START

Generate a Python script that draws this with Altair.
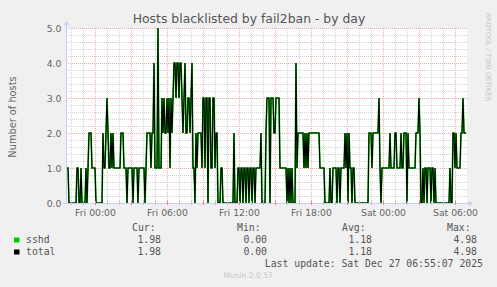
import altair as alt
import pandas as pd

# ---- data (5-minute samples, run-length encoded) ----
start_time = "2025-12-25 21:40"
run_values = [1,0,1,0,1,0,1,0,1,2,1,0,2,1,2,3,2,1,2,1,2,1,2,1,0,1,0,1,0,1,0,1,2,1,2,4,1,5,1,3,
              2,3,2,3,2,3,1,3,2,3,4,3,4,3,4,3,2,3,4,2,3,2,3,4,1,0,2,1,2,1,3,1,3,0,3,1,3,1,2,0,
              1,0,2,0,1,0,1,0,1,0,1,0,1,0,1,0,1,2,0,2,3,0,3,2,3,1,0,1,0,1,0,1,0,4,1,2,1,2,1,2,
              1,2,1,0,1,0,1,0,1,0,1,2,1,2,0,2,1,0,1,0,2,1,2,3,1,0,1,2,1,2,1,2,1,2,0,2,1,2,3,2,
              0,1,0,1,0,1,0,1,0,1,0,1,0,2,1,2,1,2,3,2]
run_lengths = [2,8,2,2,1,4,1,1,1,3,4,7,1,2,1,1,1,2,1,1,1,7,3,3,1,5,1,4,1,6,1,1,4,1,2,1,3,1,3,1,
               1,1,2,1,1,1,1,1,1,1,2,1,2,1,2,1,1,1,1,2,2,1,1,1,2,1,1,1,4,1,2,1,2,1,2,2,2,1,2,3,
               2,11,1,3,2,1,2,1,2,1,2,1,2,1,2,1,5,1,4,1,3,1,3,2,4,7,1,1,1,1,1,1,3,1,1,6,1,1,1,1,
               1,11,5,5,1,2,4,1,2,1,4,1,1,1,1,1,2,1,2,14,3,1,6,1,1,1,8,1,4,2,4,1,2,3,1,1,7,3,1,1,
               2,1,1,2,1,3,1,2,1,1,14,1,2,2,1,1,4,2,1,3]
series_names = ["sshd", "total"]
series_colors = ["#00CC00", "#000000"]
y_ticks = [0, 1, 2, 3, 4, 5]
legend_cur = ["1.98", "1.98"]
legend_min = ["0.00", "0.00"]
legend_avg = ["1.18", "1.18"]
legend_max = ["4.98", "4.98"]
title_text = "Hosts blacklisted by fail2ban - by day"
y_title_text = "Number of hosts"
last_update = "Last update: Sat Dec 27 06:55:07 2025"
footer = "Munin 2.0.57"
side_text = "RRDTOOL / TOBI OETIKER"

# ---- build table ----
vals = []
for v, n in zip(run_values, run_lengths):
    vals += [v] * n
times = pd.date_range(start_time, periods=len(vals), freq="5min")
tstr = [t.strftime("%Y-%m-%dT%H:%M:%S") for t in times]
df = pd.DataFrame({"time": tstr, "sshd": vals, "total": vals})

hours = pd.date_range("2025-12-25 22:00", "2025-12-27 06:00", freq="h")
minor_x = pd.DataFrame({"t": [h.strftime("%Y-%m-%dT%H:%M:%S") for h in hours if h.hour % 3 != 0]})
major_x = pd.DataFrame({"t": [h.strftime("%Y-%m-%dT%H:%M:%S") for h in hours if h.hour % 3 == 0]})
minor_y = pd.DataFrame({"v": [i / 5 for i in range(1, 25) if i % 5 != 0]})
major_y = pd.DataFrame({"v": [1, 2, 3, 4, 5]})

OX, OY = 67, 28
W, H = 400, 175
FONT_COL = "#666666"
AXIS_COL = "#C6CEF6"

xscale = alt.Scale(domain=[alt.DateTime(year=2025, month=12, date=25, hours=21, minutes=40),
                           alt.DateTime(year=2025, month=12, date=27, hours=7, minutes=0)], nice=False)
yscale = alt.Scale(domain=[0, 5], nice=False, zero=True)

xaxis = alt.Axis(values=[alt.DateTime(year=2025, month=12, date=d, hours=h) for d, h in
                         [(26, 0), (26, 6), (26, 12), (26, 18), (27, 0), (27, 6)]],
                 format="%a %H:%M", labelFont="DejaVu Sans", labelFontSize=9.3, labelColor=FONT_COL,
                 domain=False, ticks=False, grid=False, labelPadding=5, title=None, labelFlush=False)
yaxis = alt.Axis(values=y_ticks, format=".1f", labelFont="DejaVu Sans", labelFontSize=9.3,
                 labelColor=FONT_COL, domain=False, ticks=False, grid=False, labelPadding=6, title=None)

X = lambda f: alt.X(f, type="temporal", scale=xscale, axis=xaxis, title=None)
Y = lambda f: alt.Y(f, type="quantitative", scale=yscale, axis=yaxis, title=None)

g_minor_y = alt.Chart(minor_y).mark_rule(color="#D4D4D4", strokeDash=[1, 1], strokeWidth=1, yOffset=0.5).encode(y=Y("v"))
g_minor_x = alt.Chart(minor_x).mark_rule(color="#D4D4D4", strokeDash=[1, 1], strokeWidth=1, xOffset=0.5).encode(x=X("t"))
g_major_y = alt.Chart(major_y).mark_rule(color="#F0A8A8", strokeDash=[1, 1], strokeWidth=1, yOffset=0.5).encode(y=Y("v"))
g_major_x = alt.Chart(major_x).mark_rule(color="#F0A8A8", strokeDash=[1, 1], strokeWidth=1, xOffset=0.5).encode(x=X("t"))

# minor/major ticks along the time axis
t_minor = alt.Chart(minor_x).mark_rule(color="#C0C0C0", strokeWidth=1, xOffset=0.5).encode(
    x=X("t"), y=alt.value(H - 2), y2=alt.value(H + 2))
t_major = alt.Chart(major_x).mark_rule(color="#F08080", strokeWidth=1, xOffset=0.5).encode(
    x=X("t"), y=alt.value(H - 2), y2=alt.value(H + 2))

line_g = alt.Chart(df).mark_line(color=series_colors[0], strokeWidth=1.7, interpolate="linear").encode(x=X("time"), y=Y("sshd"))
line_k = alt.Chart(df).mark_line(color=series_colors[1], strokeWidth=1.1, interpolate="linear").encode(x=X("time"), y=Y("total"))

one = alt.Data(values=[{}])

def txt(s, x, y, size, color=FONT_COL, font="DejaVu Sans", align="left", angle=0):
    return alt.Chart(one).mark_text(fontSize=size, color=color, font=font, align=align,
                                    baseline="middle", angle=angle).encode(
        x=alt.value(x - OX), y=alt.value(y - OY), text=alt.value(s))

def rule(x1, y1, x2, y2, color):
    return alt.Chart(one).mark_rule(color=color, strokeWidth=1).encode(
        x=alt.value(x1 - OX), y=alt.value(y1 - OY), x2=alt.value(x2 - OX), y2=alt.value(y2 - OY))

def box(x1, y1, x2, y2, color):
    return alt.Chart(one).mark_rect(color=color).encode(
        x=alt.value(x1 - OX), y=alt.value(y1 - OY), x2=alt.value(x2 - OX), y2=alt.value(y2 - OY))

def arrow(x, y, shape):
    return alt.Chart(one).mark_point(shape=shape, filled=True, color=AXIS_COL, size=28, opacity=1).encode(
        x=alt.value(x - OX), y=alt.value(y - OY))

axes = [rule(66.5, 204, 66.5, 24, AXIS_COL), rule(63, 203.5, 470, 203.5, AXIS_COL),
        arrow(66.5, 23, "triangle-up"), arrow(471, 203.5, "triangle-right")]

MONO = "DejaVu Sans Mono"
LC = "#555555"
texts = [
    txt(title_text, 249, 19, 12.4, color="#555555", align="center"),
    txt(y_title_text, 13, 117, 9.8, align="center", angle=270),
    txt(side_text, 488, 57, 6.9, color="#C4C4C4", align="center", angle=90),
    txt("Cur:", 132, 228, 9.8, color=LC, font=MONO),
    txt("Min:", 237, 228, 9.8, color=LC, font=MONO),
    txt("Avg:", 342, 228, 9.8, color=LC, font=MONO),
    txt("Max:", 447, 228, 9.8, color=LC, font=MONO),
    txt(last_update, 483, 263.5, 9.8, color=LC, font=MONO, align="right"),
    txt(footer, 248, 276, 7.6, color="#C8C8C8", align="center"),
]

rows_y = [240, 252]
for i, name in enumerate(series_names):
    yy = rows_y[i]
    texts.append(box(14, yy - 2.5, 19.5, yy + 2.5, series_colors[i]))
    texts.append(txt(name, 26, yy, 9.8, color=LC, font=MONO))
    texts.append(txt(legend_cur[i], 161, yy, 9.8, color=LC, font=MONO, align="right"))
    texts.append(txt(legend_min[i], 267, yy, 9.8, color=LC, font=MONO, align="right"))
    texts.append(txt(legend_avg[i], 372, yy, 9.8, color=LC, font=MONO, align="right"))
    texts.append(txt(legend_max[i], 477, yy, 9.8, color=LC, font=MONO, align="right"))

chart = alt.layer(g_minor_y, g_minor_x, g_major_y, g_major_x, line_g, line_k,
                  *axes, t_minor, t_major, *texts).properties(
    width=W, height=H,
    autosize=alt.AutoSizeParams(type="none"),
    padding={"left": OX, "top": OY, "right": 497 - OX - W, "bottom": 287 - OY - H},
    background="#F0F0F0",
).configure_view(fill="white", stroke=None)

chart.save("out.html", embed_options={"renderer": "svg", "actions": False})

END

■ **Work required**
Go from the first line of the data above to the line containing "import pandas as pd" and retype exactly those lines, both included, but none of the pictures.

■ **Right answer**
Generate a Python script that draws this with Altair.
import altair as alt
import pandas as pd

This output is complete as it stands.